W przypadku ulgi na ekspansję często stosuje się nazwę „prowzrostowa”. Jest ona pomocą dla wszystkich firm, które zajmują się produkcją i ponoszą wydatki związane ze zwiększaniem przychodów z działalności. W ubiegłym roku skutecznie zachęciła ona do odliczeń 297 podatników CIT oraz 291 podatników PIT.
- Warto podkreślić, że oszczędności wynikające z ulg nie są traktowane jako bierna korzyść, lecz w dużej mierze wracają do obiegu gospodarczego. Przedsiębiorcy reinwestują je w kolejne projekty B+R, modernizację parku maszynowego czy rozwój specjalistycznych kompetencji pracowników. W ten sposób ulgi stają się katalizatorem trwałych zmian i sprawiają, że firmy mogą odważniej patrzeć w przyszłość. Z perspektywy całej gospodarki oznacza to stopniowe wzmacnianie innowacyjności polskich przedsiębiorstw i budowanie ich pozycji w Europie – komentuje wyniki badania Michał Rodak, doradca podatkowy i senior menedżer z Grant Thorntona.
Dalsze miejsca: ulgi na robotyzację i na prototyp
Tuż za podium w rankingu znalazła się ulga na robotyzację. Można przy jej pomocy odliczyć koszty zakupu robotów przemysłowych w celu przyspieszenia rozwoju biznesu i zwiększenia konkurencyjności rynkowej poprzez automatyzację produkcji. W ubiegłym roku zdecydowało się na nią 427 podmiotów, natomiast rok wcześniej 365. Odliczyli oni w sumie 212,3 mln zł kosztów (rok wcześniej było 231,6 mln zł).
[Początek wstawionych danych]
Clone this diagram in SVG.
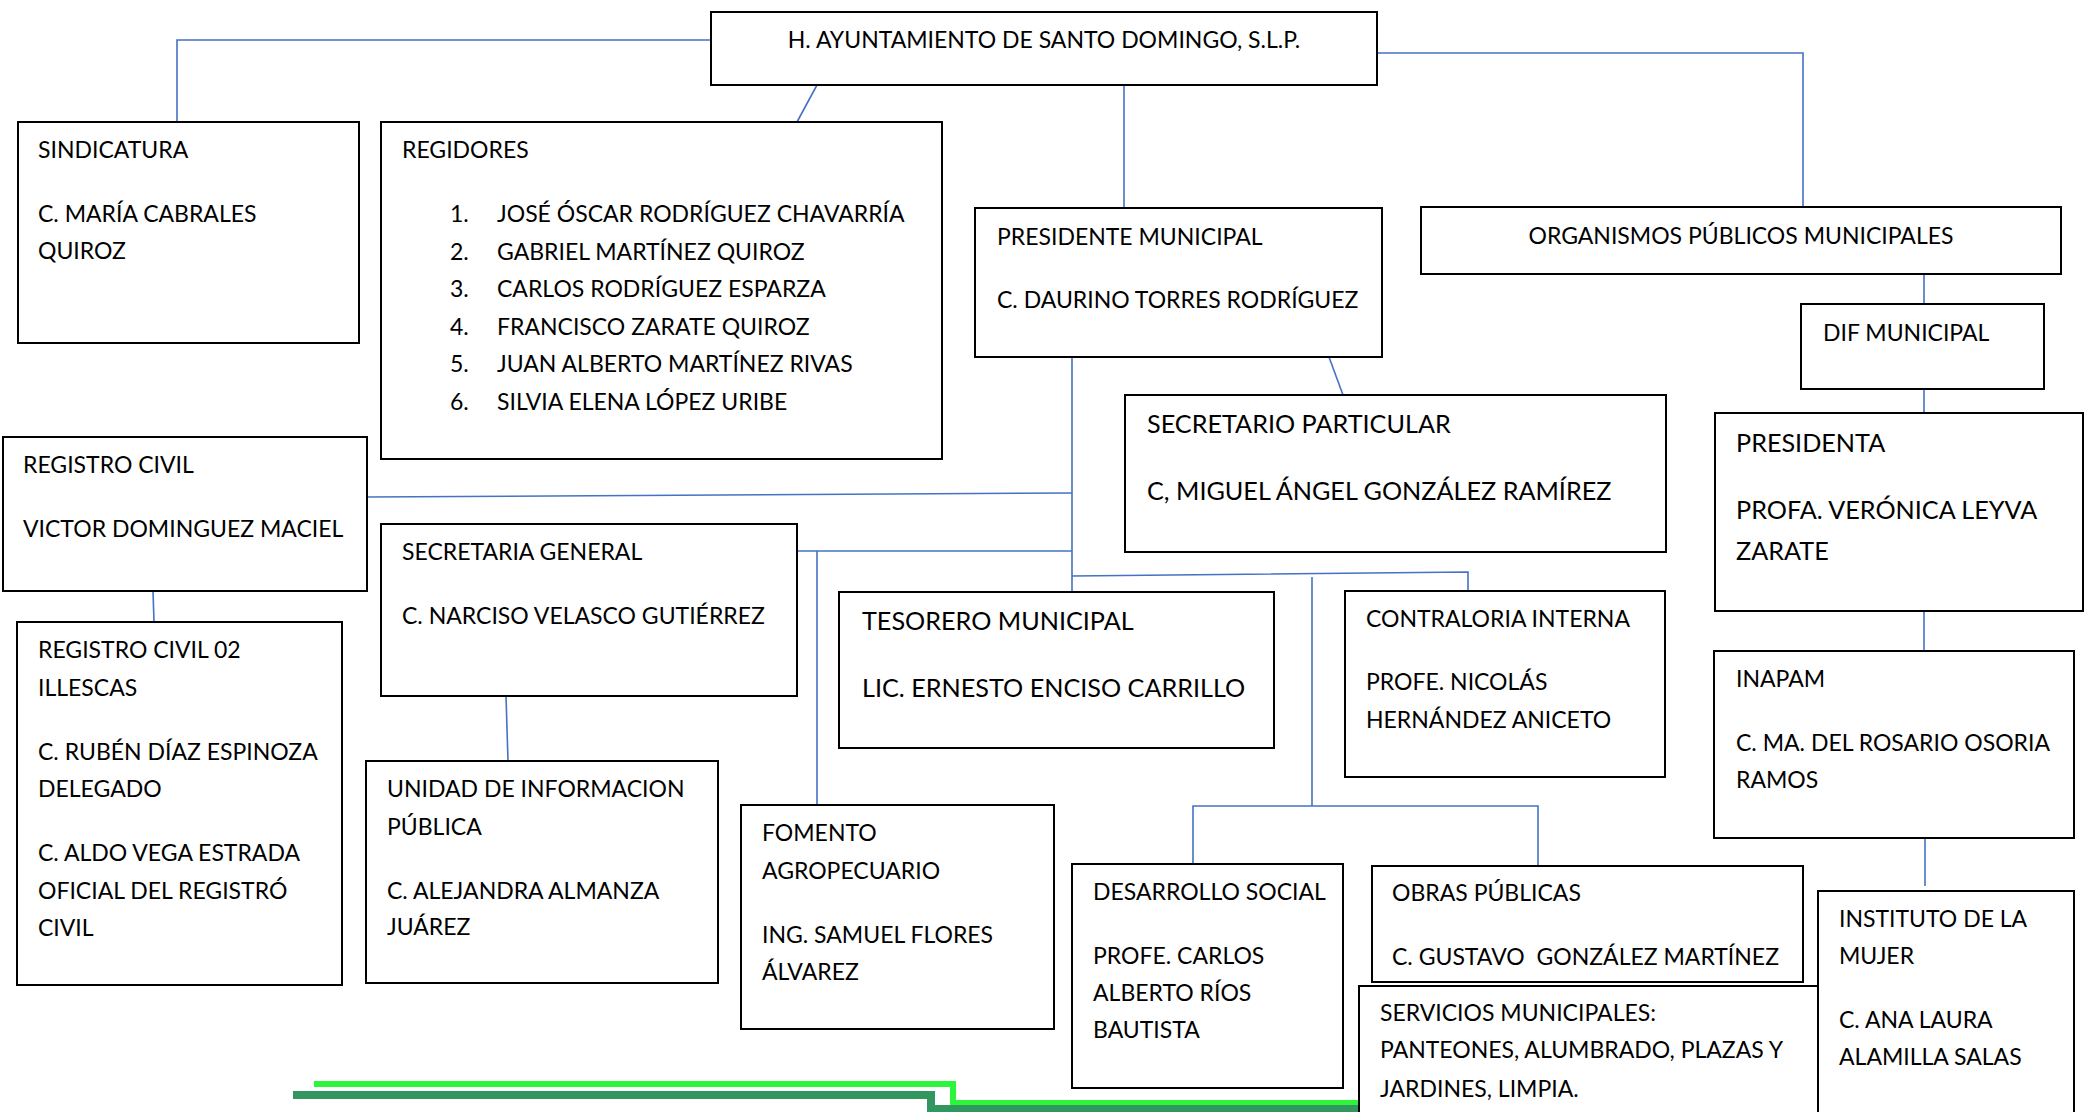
<svg xmlns="http://www.w3.org/2000/svg" width="2084" height="1112" viewBox="0 0 2084 1112">
<style>
.box{fill:#fff;stroke:#000;stroke-width:2}
.c{fill:none;stroke:#4472C4;stroke-width:1.6}
text{font-family:Lato,"Noto Sans",sans-serif;font-size:23px;fill:#000}
.big{font-size:25.2px}
.mid{text-anchor:middle}
</style>
<rect width="2084" height="1112" fill="#fff"/>
<g id="connectors">
<polyline class="c" points="711,40 177,40 177,122"/>
<line class="c" x1="817" y1="85" x2="797" y2="122"/>
<line class="c" x1="1124" y1="85" x2="1124" y2="208"/>
<polyline class="c" points="1377,53 1803,53 1803,207"/>
<line class="c" x1="1924" y1="274" x2="1924" y2="304"/>
<line class="c" x1="1924" y1="389" x2="1924" y2="413"/>
<line class="c" x1="1924" y1="611" x2="1924" y2="651"/>
<line class="c" x1="1925" y1="838" x2="1925" y2="886"/>
<line class="c" x1="1329" y1="357" x2="1343" y2="395"/>
<line class="c" x1="1072" y1="357" x2="1072" y2="592"/>
<line class="c" x1="367" y1="497" x2="1072" y2="493"/>
<line class="c" x1="797" y1="551" x2="1072" y2="551"/>
<line class="c" x1="817" y1="551" x2="817" y2="805"/>
<polyline class="c" points="1072,576 1468,572 1468,591"/>
<line class="c" x1="1312" y1="577" x2="1312" y2="806"/>
<polyline class="c" points="1193,864 1193,806 1538,806 1538,866"/>
<line class="c" x1="153" y1="591" x2="154" y2="622"/>
<line class="c" x1="506" y1="696" x2="508" y2="761"/>
</g>
<g id="decor">
<polyline points="314,1084 953,1084 953,1103 1362,1103" fill="none" stroke="#2CF53C" stroke-width="6"/>
<polyline points="293,1095 931,1095 931,1109 1362,1109" fill="none" stroke="#31975F" stroke-width="8"/>
</g>
<g id="ayuntamiento"><rect class="box" x="711" y="12" width="666" height="73"/><text class="mid" x="1044" y="48">H. AYUNTAMIENTO DE SANTO DOMINGO, S.L.P.</text></g>
<g id="sindicatura"><rect class="box" x="18" y="122" width="341" height="221"/><text x="38" y="158">SINDICATURA</text><text x="38" y="222">C. MARÍA CABRALES</text><text x="38" y="259">QUIROZ</text></g>
<g id="regidores"><rect class="box" x="381" y="122" width="561" height="337"/><text x="402" y="158">REGIDORES</text>
<text x="450" y="222">1.</text><text x="497" y="222">JOSÉ ÓSCAR RODRÍGUEZ CHAVARRÍA</text>
<text x="450" y="259.5">2.</text><text x="497" y="259.5">GABRIEL MARTÍNEZ QUIROZ</text>
<text x="450" y="297">3.</text><text x="497" y="297">CARLOS RODRÍGUEZ ESPARZA</text>
<text x="450" y="334.5">4.</text><text x="497" y="334.5">FRANCISCO ZARATE QUIROZ</text>
<text x="450" y="372">5.</text><text x="497" y="372">JUAN ALBERTO MARTÍNEZ RIVAS</text>
<text x="450" y="409.5">6.</text><text x="497" y="409.5">SILVIA ELENA LÓPEZ URIBE</text></g>
<g id="presidente"><rect class="box" x="975" y="208" width="407" height="149"/><text x="997" y="245">PRESIDENTE MUNICIPAL</text><text x="997" y="308">C. DAURINO TORRES RODRÍGUEZ</text></g>
<g id="organismos"><rect class="box" x="1421" y="207" width="640" height="67"/><text class="mid" x="1741" y="244">ORGANISMOS PÚBLICOS MUNICIPALES</text></g>
<g id="dif"><rect class="box" x="1801" y="304" width="243" height="85"/><text x="1823" y="341">DIF MUNICIPAL</text></g>
<g id="presidenta"><rect class="box" x="1715" y="413" width="368" height="198"/><text class="big" x="1736" y="452">PRESIDENTA</text><text class="big" x="1736" y="519">PROFA. VERÓNICA LEYVA</text><text class="big" x="1736" y="560">ZARATE</text></g>
<g id="secretario-particular"><rect class="box" x="1125" y="395" width="541" height="157"/><text class="big" x="1147" y="433">SECRETARIO PARTICULAR</text><text class="big" x="1147" y="500">C, MIGUEL ÁNGEL GONZÁLEZ RAMÍREZ</text></g>
<g id="registro-civil"><rect class="box" x="3" y="437" width="364" height="154"/><text x="23" y="473">REGISTRO CIVIL</text><text x="23" y="537">VICTOR DOMINGUEZ MACIEL</text></g>
<g id="secretaria-general"><rect class="box" x="381" y="524" width="416" height="172"/><text x="402" y="560">SECRETARIA GENERAL</text><text x="402" y="624">C. NARCISO VELASCO GUTIÉRREZ</text></g>
<g id="tesorero"><rect class="box" x="839" y="592" width="435" height="156"/><text class="big" x="862" y="630">TESORERO MUNICIPAL</text><text class="big" x="862" y="697">LIC. ERNESTO ENCISO CARRILLO</text></g>
<g id="contraloria"><rect class="box" x="1345" y="591" width="320" height="186"/><text x="1366" y="627">CONTRALORIA INTERNA</text><text x="1366" y="690">PROFE. NICOLÁS</text><text x="1366" y="728">HERNÁNDEZ ANICETO</text></g>
<g id="inapam"><rect class="box" x="1714" y="651" width="360" height="187"/><text x="1736" y="687">INAPAM</text><text x="1736" y="751">C. MA. DEL ROSARIO OSORIA</text><text x="1736" y="788">RAMOS</text></g>
<g id="registro-civil-02"><rect class="box" x="17" y="622" width="325" height="363"/><text x="38" y="658">REGISTRO CIVIL 02</text><text x="38" y="696">ILLESCAS</text><text x="38" y="760">C. RUBÉN DÍAZ ESPINOZA</text><text x="38" y="797">DELEGADO</text><text x="38" y="861">C. ALDO VEGA ESTRADA</text><text x="38" y="899">OFICIAL DEL REGISTRÓ</text><text x="38" y="936">CIVIL</text></g>
<g id="unidad-informacion"><rect class="box" x="366" y="761" width="352" height="222"/><text x="387" y="797">UNIDAD DE INFORMACION</text><text x="387" y="835">PÚBLICA</text><text x="387" y="899">C. ALEJANDRA ALMANZA</text><text x="387" y="935">JUÁREZ</text></g>
<g id="fomento"><rect class="box" x="741" y="805" width="313" height="224"/><text x="762" y="841">FOMENTO</text><text x="762" y="879">AGROPECUARIO</text><text x="762" y="943">ING. SAMUEL FLORES</text><text x="762" y="980">ÁLVAREZ</text></g>
<g id="desarrollo-social"><rect class="box" x="1072" y="864" width="271" height="224"/><text x="1093" y="900">DESARROLLO SOCIAL</text><text x="1093" y="964">PROFE. CARLOS</text><text x="1093" y="1001">ALBERTO RÍOS</text><text x="1093" y="1038">BAUTISTA</text></g>
<g id="obras-publicas"><rect class="box" x="1372" y="866" width="431" height="116"/><text x="1392" y="901">OBRAS PÚBLICAS</text><text x="1392" y="965" xml:space="preserve">C. GUSTAVO  GONZÁLEZ MARTÍNEZ</text></g>
<g id="servicios"><rect class="box" x="1359" y="986" width="459" height="140"/><text x="1380" y="1021">SERVICIOS MUNICIPALES:</text><text x="1380" y="1058">PANTEONES, ALUMBRADO, PLAZAS Y</text><text x="1380" y="1097">JARDINES, LIMPIA.</text></g>
<g id="instituto-mujer"><rect class="box" x="1818" y="891" width="256" height="235"/><text x="1839" y="927">INSTITUTO DE LA</text><text x="1839" y="964">MUJER</text><text x="1839" y="1028">C. ANA LAURA</text><text x="1839" y="1065">ALAMILLA SALAS</text></g>
</svg>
Piąte miejsce należy do ulgi na prototyp. Umożliwia ona tańsze wytworzenie prototypu, a w konsekwencji wdrożenie wynalazku do produkcji. Jej popularność wciąż oscyluje na tym samym, dosyć niskim poziomie. W 2023 r. skorzystało z niej 137 podmiotów, w ubiegłym roku nastąpił spadek do 124. Zwiększyła się natomiast wartość odliczeń – z 18,4 mln zł do 20 mln zł.